* begin *

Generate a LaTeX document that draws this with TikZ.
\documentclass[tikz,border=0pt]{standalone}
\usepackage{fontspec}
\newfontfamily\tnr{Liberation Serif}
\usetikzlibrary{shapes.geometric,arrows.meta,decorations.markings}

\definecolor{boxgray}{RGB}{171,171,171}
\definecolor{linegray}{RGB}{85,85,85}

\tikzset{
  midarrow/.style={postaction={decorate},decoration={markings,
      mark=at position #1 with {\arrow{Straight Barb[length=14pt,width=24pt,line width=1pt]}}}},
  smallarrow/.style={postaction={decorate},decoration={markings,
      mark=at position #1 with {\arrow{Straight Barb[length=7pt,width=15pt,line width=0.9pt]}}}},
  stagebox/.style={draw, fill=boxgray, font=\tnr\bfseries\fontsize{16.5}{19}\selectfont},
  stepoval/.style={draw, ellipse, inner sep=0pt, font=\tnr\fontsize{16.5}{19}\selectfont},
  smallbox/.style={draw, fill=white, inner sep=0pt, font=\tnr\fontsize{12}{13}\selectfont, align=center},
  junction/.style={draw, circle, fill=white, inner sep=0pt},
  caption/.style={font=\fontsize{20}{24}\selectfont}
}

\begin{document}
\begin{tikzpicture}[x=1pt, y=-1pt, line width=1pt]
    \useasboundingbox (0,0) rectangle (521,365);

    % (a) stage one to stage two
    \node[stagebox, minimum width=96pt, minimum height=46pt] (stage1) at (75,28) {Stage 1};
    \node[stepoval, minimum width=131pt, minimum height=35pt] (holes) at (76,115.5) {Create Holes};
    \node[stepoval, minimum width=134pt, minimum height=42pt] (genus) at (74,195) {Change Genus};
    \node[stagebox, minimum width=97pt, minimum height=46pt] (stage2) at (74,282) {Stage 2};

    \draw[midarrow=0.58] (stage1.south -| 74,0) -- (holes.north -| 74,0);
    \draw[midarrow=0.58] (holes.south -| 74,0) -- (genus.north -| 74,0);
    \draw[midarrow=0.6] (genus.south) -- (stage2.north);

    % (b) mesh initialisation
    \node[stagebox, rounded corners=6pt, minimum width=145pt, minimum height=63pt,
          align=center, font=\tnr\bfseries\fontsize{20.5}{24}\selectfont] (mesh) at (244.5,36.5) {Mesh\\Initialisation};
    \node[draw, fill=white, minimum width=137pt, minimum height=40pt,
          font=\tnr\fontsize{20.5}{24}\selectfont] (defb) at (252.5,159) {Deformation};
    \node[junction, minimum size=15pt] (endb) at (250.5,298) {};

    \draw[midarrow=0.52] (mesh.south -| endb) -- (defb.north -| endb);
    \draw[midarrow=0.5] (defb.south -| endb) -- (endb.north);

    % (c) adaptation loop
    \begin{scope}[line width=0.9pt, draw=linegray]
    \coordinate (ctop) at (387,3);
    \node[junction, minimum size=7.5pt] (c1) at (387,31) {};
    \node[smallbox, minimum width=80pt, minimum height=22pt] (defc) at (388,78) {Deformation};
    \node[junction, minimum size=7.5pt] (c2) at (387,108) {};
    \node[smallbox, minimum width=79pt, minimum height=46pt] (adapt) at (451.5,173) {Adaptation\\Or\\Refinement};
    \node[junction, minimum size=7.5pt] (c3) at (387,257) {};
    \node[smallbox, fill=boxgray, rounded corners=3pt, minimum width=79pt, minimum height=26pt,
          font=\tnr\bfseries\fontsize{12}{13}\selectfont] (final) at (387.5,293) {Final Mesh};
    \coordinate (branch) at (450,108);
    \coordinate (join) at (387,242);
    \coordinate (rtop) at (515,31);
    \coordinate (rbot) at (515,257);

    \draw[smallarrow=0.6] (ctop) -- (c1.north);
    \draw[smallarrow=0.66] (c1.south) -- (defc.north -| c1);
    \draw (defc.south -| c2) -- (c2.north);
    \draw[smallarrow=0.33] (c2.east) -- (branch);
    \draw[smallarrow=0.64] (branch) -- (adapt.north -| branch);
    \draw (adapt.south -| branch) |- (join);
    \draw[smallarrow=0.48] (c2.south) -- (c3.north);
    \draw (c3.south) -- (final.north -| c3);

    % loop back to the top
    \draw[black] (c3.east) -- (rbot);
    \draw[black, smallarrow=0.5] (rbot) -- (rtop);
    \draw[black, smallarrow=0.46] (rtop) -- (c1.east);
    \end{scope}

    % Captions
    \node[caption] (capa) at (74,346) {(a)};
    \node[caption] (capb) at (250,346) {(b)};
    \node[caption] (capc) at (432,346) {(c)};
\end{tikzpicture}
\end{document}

* end *

Using the listing above, say how many of its lines contain the string "with", giving nothing but the figure.

3